What to weigh when deciding to pay off the mortgage early
Q: My friend's accountant recommended that she pay off her house in Orange County, Calif. I think this is a bad idea. My friend is tired of paying a monthly mortgage of $782. What do you think?
N.S., via e-mail
A: It might make sense to pay off the loan, but consider figures provided by Richard Fingerman, a certified financial planner in Boston. Let's say your friend has a $100,000 loan at 6 percent for 30 years. Over that period, payments total more than $215,000, including $115,000 in interest. Paying off the loan early avoids those charges. But doing so might end her ability to itemize interest deductions on her income-tax return. Payments in the early stages of a mortgage are largely interest.
Another possibility, Mr. Fingerman says, is to add extra money to a monthly payment to reduce the length of a loan. That 30-year loan will cost about $600 monthly in principal and interest. Kick in an extra $100 every month, and the payback period drops to 21 years.
Fingerman, however, doesn't recommend paying off the loan if that means dipping into her emergency fund (three to six months of spending money). Nor does he think it's a good idea to tap accounts that trigger taxes or early-withdrawal penalties.
Q: I'm 26 with some investments in mutual funds, and an IRA. At a previous job, I enrolled in a plan with Smith Barney. Although I no longer work there, a Smith Barney representative still calls to offer investments. I'm not sure if I can trust the opinion of one firm (especially considering its recent scandal), but am not sure what to do now. I don't have the time or knowledge to do the research myself, but I'm worried about picking a financial adviser. I don't have much disposable income for this type of luxury.
H.H., via e-mail
A: You're not alone in being unwilling to try to do your own investing. Because of your discomfort, Wendy Spencer, a certified financial planner in Arvada, Colo., thinks you should get a second opinion before parting company with your current adviser. She offers these guidelines:
• Quiz friends and family members about their advisers. It may be that a stockbroker suits your needs. After all, they've gone through training and licensing and many are pretty well versed in financial guidance. There also are certified financial planners (go to www.fpanet.org and use its "planner search" tool), as well as fee-only financial advisers (www.napfa.org).

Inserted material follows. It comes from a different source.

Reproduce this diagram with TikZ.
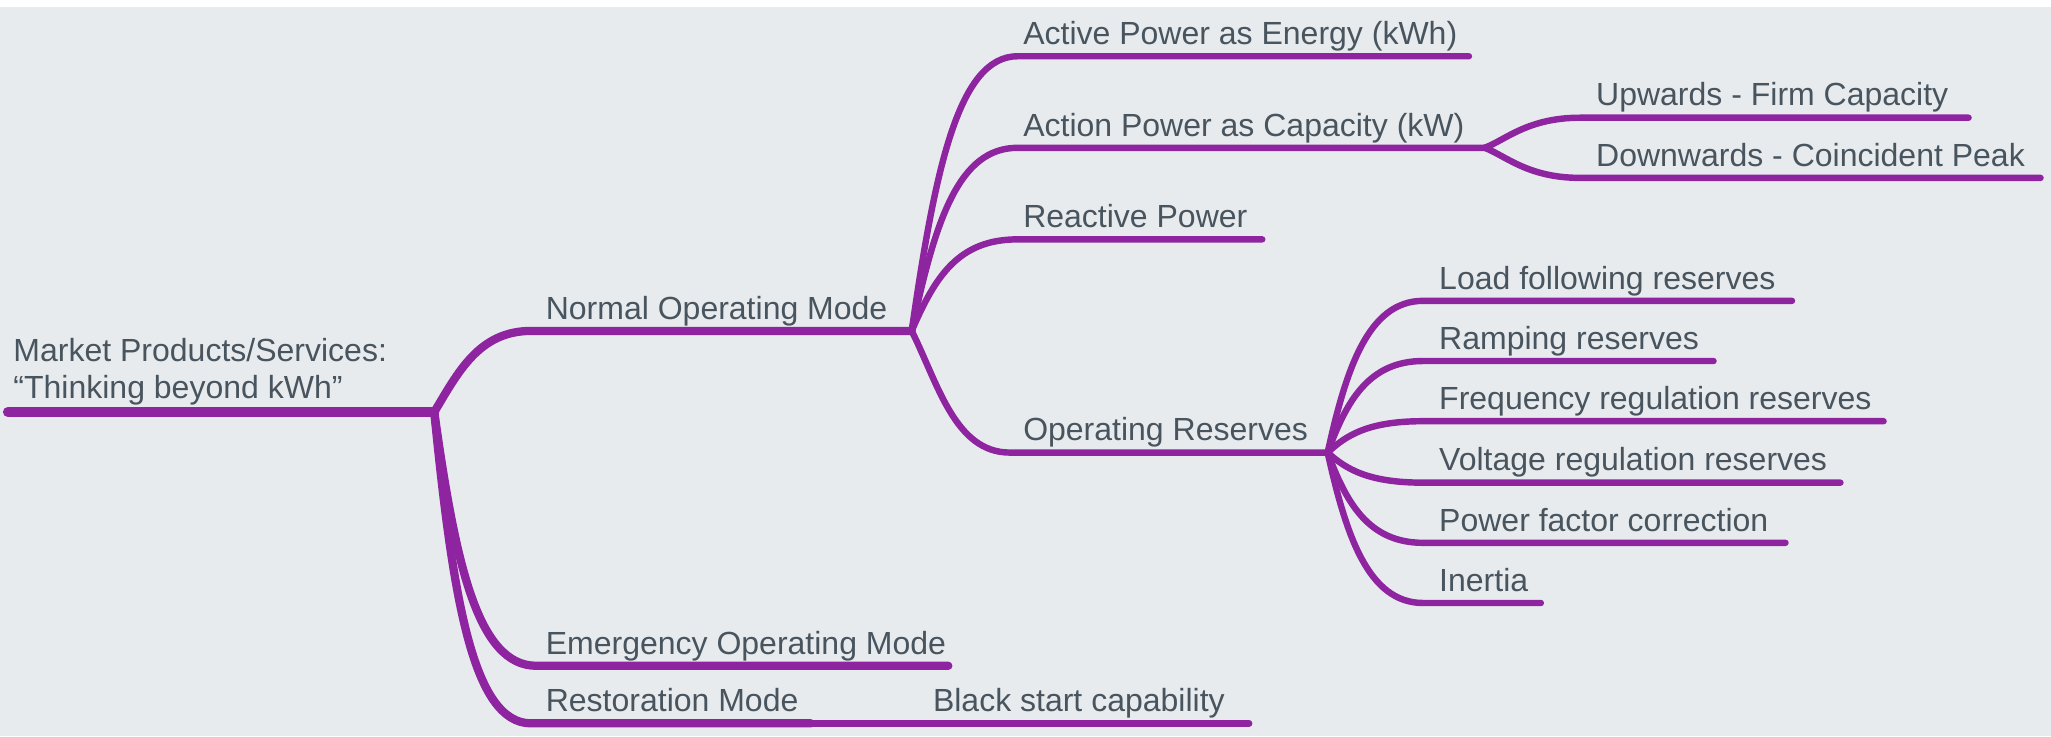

• Interview advisers to see if they handle the types of investments you have, or may own in the future. Many advisers offer a free consultation to see if the two of you are a good match.
• Look for someone who has sufficient experience to offer advice as your financial circumstances change. This may help you determine if you want to stay with your current adviser or switch.
• Some planners will work on an hourly fee basis. You may need only a few hours of consultation in a particular area. This can help people with limited amounts to spend on financial planning.
Having a basic understanding of investing is critical to assess what your adviser recommends, Ms. Spencer adds. Community colleges and some recreation centers offer investing classes that involve only a few hours of your time. Who knows? Fellow students may give you ideas on how they picked an adviser.